In these times of restaurant “brands” being rolled out internationally, it’s lovely to find oneself sitting in a very good restaurant that no one in their right mind would try and replicate. Classic European cuisine with a Bavarian twist, served at your table by staff almost as long-serving as the trolleys, and a marble-topped open kitchen with four stone-hearth Beech ovens in sight for entertainment. And of course in London, they are just rediscovering classic dishes, having got carried away with Asian cuisine for the last ten years. The obsession with provenance (not just where the pork came from, but which farm, what it was fed, how old, etc...) has now had history added into the mix.
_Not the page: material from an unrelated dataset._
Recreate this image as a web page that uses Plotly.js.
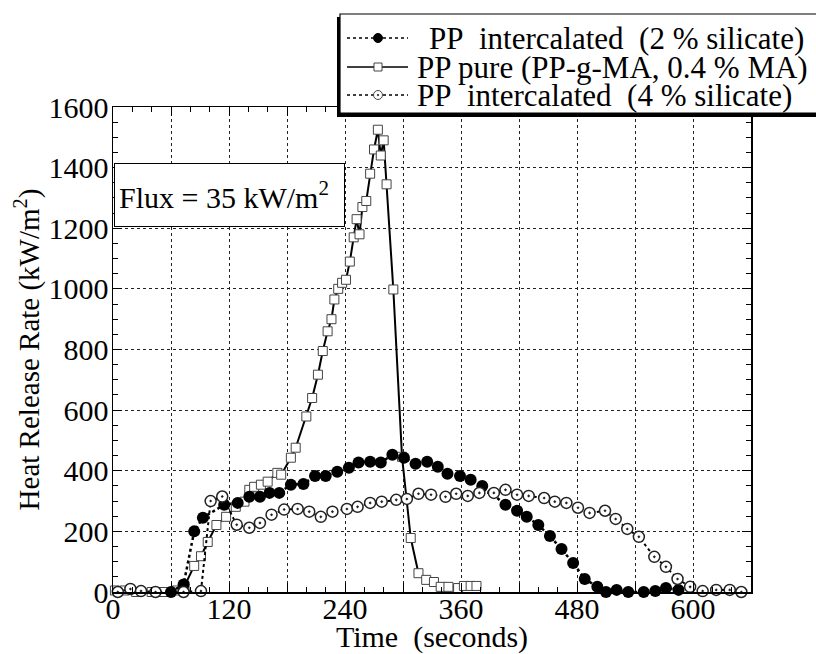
<!DOCTYPE html>
<html><head><meta charset="utf-8">
<script src="https://cdn.plot.ly/plotly-3.0.1.min.js"></script>
<style>html,body{margin:0;padding:0;background:#fff;} #chart{width:816px;height:654px;}</style>
</head><body><div id="chart"></div>
<script>
// ---- data ----
const tPure   = [2, 12, 24, 40, 52, 66, 74, 84, 91, 98, 107, 117, 127, 136, 141, 146, 153, 160, 170, 174, 184, 189, 200, 206, 212, 217, 222, 226, 229, 233, 237, 241, 245, 249, 252, 255, 258, 262, 266, 270, 274, 277, 280, 283, 290, 299, 308, 316, 324, 332, 339, 347, 357, 363, 370, 376];
const hrrPure = [5, 5, 0, 0, 0, 5, 20, 86, 118, 165, 221, 248, 281, 298, 337, 347, 354, 364, 393, 387, 443, 476, 579, 640, 717, 795, 860, 900, 965, 1000, 1020, 1030, 1090, 1170, 1230, 1180, 1270, 1290, 1380, 1460, 1525, 1440, 1490, 1345, 998, 446, 178, 62, 40, 33, 17, 17, 13, 20, 20, 20];

const t2   = [60, 73, 84, 93, 115, 129, 141, 152, 162, 172, 184, 197, 209, 220, 232, 244, 254, 266, 277, 289, 301, 313, 325, 336, 346, 359, 370, 382, 406, 418, 428, 440, 452, 464, 476, 488, 501, 510, 521, 533, 549, 561, 572, 585];
const hrr2 = [0, 25, 200, 245, 288, 294, 314, 314, 327, 327, 354, 356, 383, 383, 397, 410, 427, 430, 427, 453, 443, 423, 430, 413, 390, 383, 370, 350, 288, 268, 248, 221, 185, 142, 96, 43, 17, 0, 7, 0, 0, 3, 13, 7];

const t4   = [5, 18, 29, 44, 73, 91, 101, 113, 128, 141, 152, 164, 177, 191, 203, 215, 227, 242, 253, 266, 278, 293, 304, 316, 329, 344, 355, 367, 379, 394, 406, 418, 430, 446, 457, 469, 481, 493, 509, 520, 532, 544, 560, 572, 584, 597, 610, 624, 638, 650];
const hrr4 = [0, 10, 3, 0, 0, 3, 300, 315, 222, 212, 228, 255, 272, 274, 265, 248, 265, 274, 281, 294, 298, 304, 307, 324, 321, 314, 324, 317, 327, 327, 337, 321, 317, 310, 298, 294, 278, 261, 268, 241, 208, 182, 116, 83, 43, 17, 3, 7, 7, 0];

const xTickVals = [0, 60, 120, 180, 240, 300, 360, 420, 480, 540, 600, 660];
const xTickText = ['0', ' ', '120', ' ', '240', ' ', '360', ' ', '480', ' ', '600', ' '];
const seriesNames = [
  'PP\u00a0\u00a0intercalated\u00a0\u00a0(2\u00a0%\u00a0silicate)',
  'PP pure (PP-g-MA, 0.4 % MA)',
  'PP\u00a0\u00a0intercalated\u00a0\u00a0(4\u00a0%\u00a0silicate)'
];
const xTitle = 'Time\u00a0\u00a0(seconds)';
const yTitle = 'Heat Release Rate (kW/m<sup>2</sup>)';
const fluxNote = 'Flux = 35 kW/m<sup>2</sup>';

// ---- layout helpers ----
const W = 816, H = 654;
const M = {l: 113, r: 65, t: 107, b: 62};
const PW = W - M.l - M.r, PH = H - M.t - M.b;
const px = x => (x - M.l) / PW;
const py = y => (H - M.b - y) / PH;
const FONT = '"Liberation Serif", "Times New Roman", serif';

const traces = [
  {x: tPure, y: hrrPure, name: seriesNames[1], mode: 'lines+markers', cliponaxis: false,
   line: {color: '#000', width: 2},
   marker: {symbol: 'square', size: 9, color: '#fff', line: {color: '#444', width: 1}}},
  {x: t2, y: hrr2, name: seriesNames[0], mode: 'lines+markers', cliponaxis: false,
   line: {color: '#000', width: 2.5, dash: 'dot'},
   marker: {symbol: 'circle', size: 12, color: '#000', line: {color: '#000', width: 0}}},
  {x: t4, y: hrr4, name: seriesNames[2], mode: 'lines+markers', cliponaxis: false,
   line: {color: '#000', width: 2, dash: 'dot'},
   marker: {symbol: 'circle-dot', size: 11, color: '#fff', line: {color: '#222', width: 1.5}}}
];

// custom legend (box with shadow, samples, labels)
const rowsY = [38, 67, 95];
const rowsX = [427, 415, 415];
const shapes = [
  {type: 'rect', xref: 'paper', yref: 'paper', x0: px(337), x1: px(822), y0: py(117), y1: py(17), fillcolor: '#000', line: {width: 0}, layer: 'above'},
  {type: 'rect', xref: 'paper', yref: 'paper', x0: px(340), x1: px(822), y0: py(113), y1: py(14), fillcolor: '#fff', line: {color: '#000', width: 1.2}, layer: 'above'}
];
const sampleDash = ['dot', 'solid', 'dot'];
rowsY.forEach((ry, i) => {
  shapes.push({type: 'line', xref: 'paper', yref: 'paper', x0: px(347), x1: px(408), y0: py(ry), y1: py(ry),
    line: {color: '#000', width: 1.5, dash: sampleDash[i]}, layer: 'above'});
});
const mk = (i, type, half, fill, lc, lw) => ({type: type, xref: 'paper', yref: 'paper', xsizemode: 'pixel', ysizemode: 'pixel',
  xanchor: px(378), yanchor: py(rowsY[i]), x0: -half, x1: half, y0: -half, y1: half,
  fillcolor: fill, line: {color: lc, width: lw}, layer: 'above'});
shapes.push(mk(0, 'circle', 4.5, '#000', '#000', 1));
shapes.push(mk(1, 'rect', 4, '#fff', '#444', 1));
shapes.push(mk(2, 'circle', 4.5, '#fff', '#444', 1));
shapes.push(mk(2, 'circle', 0.8, '#000', '#000', 0.5));

const annotations = [
  {xref: 'paper', yref: 'paper', x: px(114), y: py(163), xanchor: 'left', yanchor: 'top', showarrow: false,
   text: fluxNote, font: {family: FONT, size: 30, color: '#000'}, align: 'left', valign: 'middle',
   width: 221, height: 54, borderpad: 4, bordercolor: '#000', borderwidth: 1, bgcolor: '#fff'}
];
[0, 1, 2].forEach(i => {
  annotations.push({xref: 'paper', yref: 'paper', x: px(rowsX[i]), y: py(rowsY[i]), xanchor: 'left', yanchor: 'middle',
    showarrow: false, text: seriesNames[i], font: {family: FONT, size: 31, color: '#000'}});
});

const axisCommon = {
  showline: true, linecolor: '#000', linewidth: 1.5, mirror: 'ticks',
  ticks: 'inside', ticklen: 9, tickwidth: 1, tickcolor: '#000',
  showgrid: true, gridcolor: '#222', gridwidth: 1, griddash: 'dot',
  zeroline: false, tickfont: {family: FONT, size: 30, color: '#000'}
};

const layout = {
  width: W, height: H, margin: M, paper_bgcolor: '#fff', plot_bgcolor: '#fff',
  showlegend: false, font: {family: FONT, color: '#000'},
  xaxis: Object.assign({}, axisCommon, {
    range: [0, 660], tickmode: 'array', tickvals: xTickVals, ticktext: xTickText, ticklabelstandoff: -11,
    minor: {tick0: 0, dtick: 20, ticks: 'inside', ticklen: 5, tickcolor: '#000', showgrid: false},
    title: {text: xTitle, font: {family: FONT, size: 30, color: '#000'}, standoff: 0}
  }),
  yaxis: Object.assign({}, axisCommon, {
    range: [0, 1600], tick0: 0, dtick: 200, ticklabelstandoff: -3,
    minor: {tick0: 0, dtick: 50, ticks: 'inside', ticklen: 5, tickcolor: '#000', showgrid: false},
    title: {text: yTitle, font: {family: FONT, size: 29, color: '#000'}, standoff: 0}
  }),
  shapes: shapes, annotations: annotations
};

Plotly.newPlot('chart', traces, layout, {displayModeBar: false, staticPlot: true});
</script>
</body></html>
Heston Blumenthal’s fabulously successful restaurant at the Mandarin Oriental London has dishes reimagined from 14-18th century cookbooks (including The Forme Of Cury from 1390, which was the first cookbook in English), while Marcus Wareing is about to open The Gilbert Scott restaurant in the Renaissance St Pancras Grand and is promising cooking “inspired by the likes of Isabelle Beeton, Agnes Marshall, Florence White and John Nott,” Heard of all of them? Me neither.

So what of the food at Hugo’s? Much of it is prepared right by the table, from the Caesar Salad to the Steak Tartare, and even when it’s been cooked in the kitchen (steak, obviously), the sauces come out with a flourish. What’s important is that the staff are excellent, confident and very engaging, and the dishes are really very good, even if, let’s face it, there’s nothing terribly difficult about a decent restaurant preparing some Crêpe Suzette. The wine list ranges from the breathtakingly expensive to the fairly reasonable, with a list of some 160 wines from 50 regions, and focuses apparently on organic, biodynamic and value-for-money wines from small producers. We finished Asian-style with a selection of desserts and crepes, of course, but also Bombe Alaska (like Baked Alaska, except on fire), crème brûlée and Cafe Diablo, as well as those famous ice cream-filled chocolate spheres, served from a bowl of dry ice. You could have a light meal here, but you’d be missing out. Clearly Hugo’s will be remembered for years to come by a new generation of children being taken out by their parents for a special occasion. By the time they grow up, the history of Hugo’s will be even more convoluted.